Era un giorno di ottobre del 2007, nasceva dalle ceneri dei DS il PD. In virtù di una convinzione profonda di Massimo D’Alema: nel BelPaese la sinistra, da sola, non avrebbe speranze di vincere le elezioni.
Poche settimane prima, come delegato al Congresso regionale DS, avevo salutato amici e compagni di un percorso comune decennale perché io, di antica militanza socialista, “non volevo morire democristiano“.
Dieci anni dopo ieri ho riabbracciato molti dei compagni di allora e confesso, mi sono commosso. Riusciremo a ribadire i valori nei quali abbiamo creduto in gioventù, dal principio della democrazia al diritto al lavoro?
Non so, il cammino é difficile, la società é profondamente cambiata, oggi predomina un indirizzo leaderistico, il bisogno di un capo decisionista, Renzi e Marchionne non solo dialogano amabilmente ma s’aggirano sottobraccio nei corridoi della grande fabbrica, lo Stato centralizza tutto, la logica economicista domina sacrificando servizi sociali elementari, si concentrano gli ospedali sempre più lontano dalla residenza dei pazienti, si tolgono le risorse agli enti locali, si consente a condannati in Tribunale per peculato di sedere sugli scranni parlamentari. E la lista sarebbe lunghissima tanto da garantire spazio ai populismi e ai movimenti di protesta che si rivelano incapaci di governare.
Allora? Difficile aver certezze ma, per dirla semplicemente, proviamoci almeno.
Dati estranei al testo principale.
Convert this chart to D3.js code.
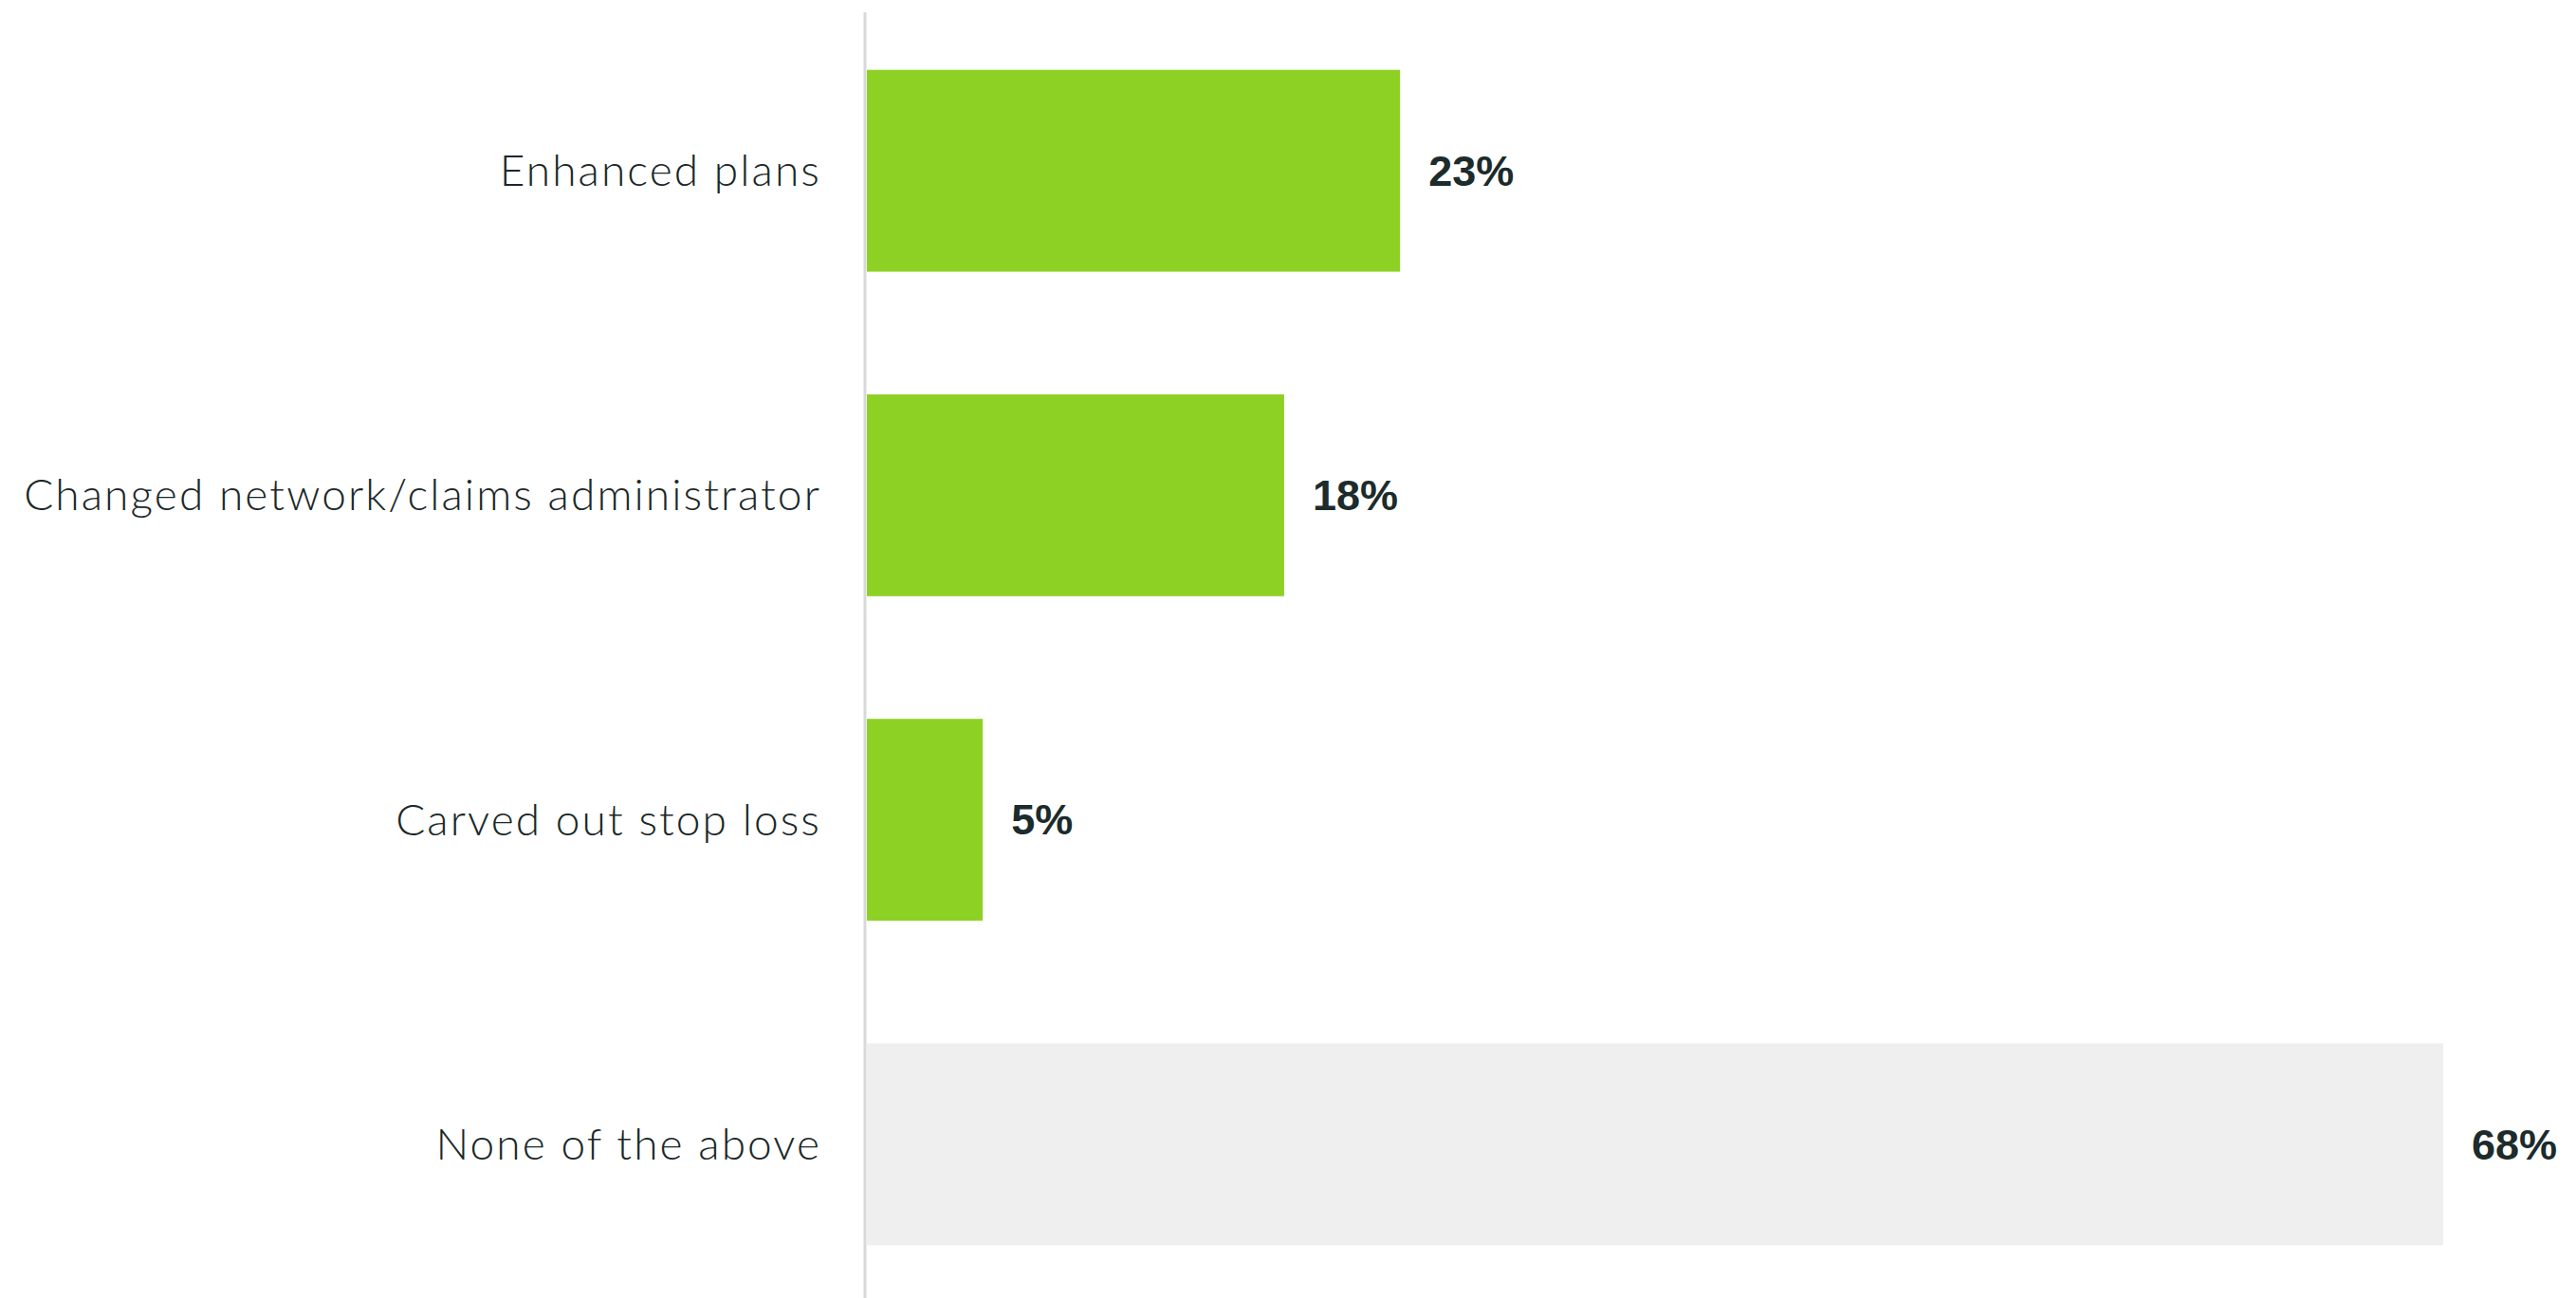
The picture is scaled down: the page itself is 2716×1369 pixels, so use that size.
<!DOCTYPE html>
<html>
<head>
<meta charset="utf-8">
<script src="https://cdn.jsdelivr.net/npm/d3@7/dist/d3.min.js"></script>
<style>
  html, body { margin: 0; padding: 0; background: #ffffff; }
  svg { display: block; }
</style>
</head>
<body>
<svg id="chart" width="2716" height="1369"></svg>
<script>
// Survey responses: share of employers taking each action
const categories = [
  "Enhanced plans",
  "Changed network/claims administrator",
  "Carved out stop loss",
  "None of the above"
];
const values = [23, 18, 5, 68];
const barColors = ["#8ed125", "#8ed125", "#8ed125", "#efefef"];

const width = 2716, height = 1369;
const svg = d3.select("#chart");

const x = d3.scaleLinear()
  .domain([0, d3.max(values)])
  .range([914, 2576]);

const y = d3.scaleBand()
  .domain(categories)
  .range([9, 1378])
  .paddingInner(0.378)
  .paddingOuter(0.189);

const rows = categories.map((c, i) => ({ cat: c, val: values[i], color: barColors[i] }));

// Bars
svg.append("g")
  .selectAll("rect")
  .data(rows)
  .join("rect")
  .attr("x", x(0))
  .attr("y", d => y(d.cat))
  .attr("width", d => x(d.val) - x(0))
  .attr("height", y.bandwidth())
  .attr("fill", d => d.color);

// Category axis on the left
const axis = svg.append("g")
  .attr("transform", `translate(${x(0) - 2},0)`)
  .call(d3.axisLeft(y).tickSize(0).tickPadding(46));
axis.select(".domain").remove();
axis.append("line")
  .attr("x1", 0).attr("x2", 0)
  .attr("y1", 13).attr("y2", height)
  .attr("stroke", "#d9d9d9")
  .attr("stroke-width", 3);
axis.selectAll(".tick text")
  .attr("font-family", "Lato, 'Open Sans', sans-serif")
  .attr("font-size", 46)
  .attr("font-weight", 300)
  .attr("letter-spacing", 2.1)
  .attr("fill", "#1a2828")
  .attr("dy", "0.35em");

// Value labels
svg.append("g")
  .selectAll("text")
  .data(rows)
  .join("text")
  .attr("x", d => x(d.val) + 30)
  .attr("y", d => y(d.cat) + y.bandwidth() / 2)
  .attr("dy", "0.35em")
  .attr("font-family", "'Liberation Sans', Arial, sans-serif")
  .attr("font-weight", 700)
  .attr("font-size", 45)
  .attr("fill", "#1c2b2b")
  .text(d => d.val + "%");
</script>
</body>
</html>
Continuiamo a credere nei valori che avevamo da giovani, continuiamo a credere che la sinistra possa dimostrare che D’Alema aveva ed ha torto, che la sinistra possa governare il BelPaese secondo principi e valori progressisti senza intrupparsi con i conservatori Berluscone e Alfano, con la finanza senza scrupoli, con gli industriali che prendono finanziamenti dallo Stato e il giorno dopo delocalizzano la produzione, senza lasciare spazio alle ambiguità di Di Maio, della Raggi e del Movimento di Grillo.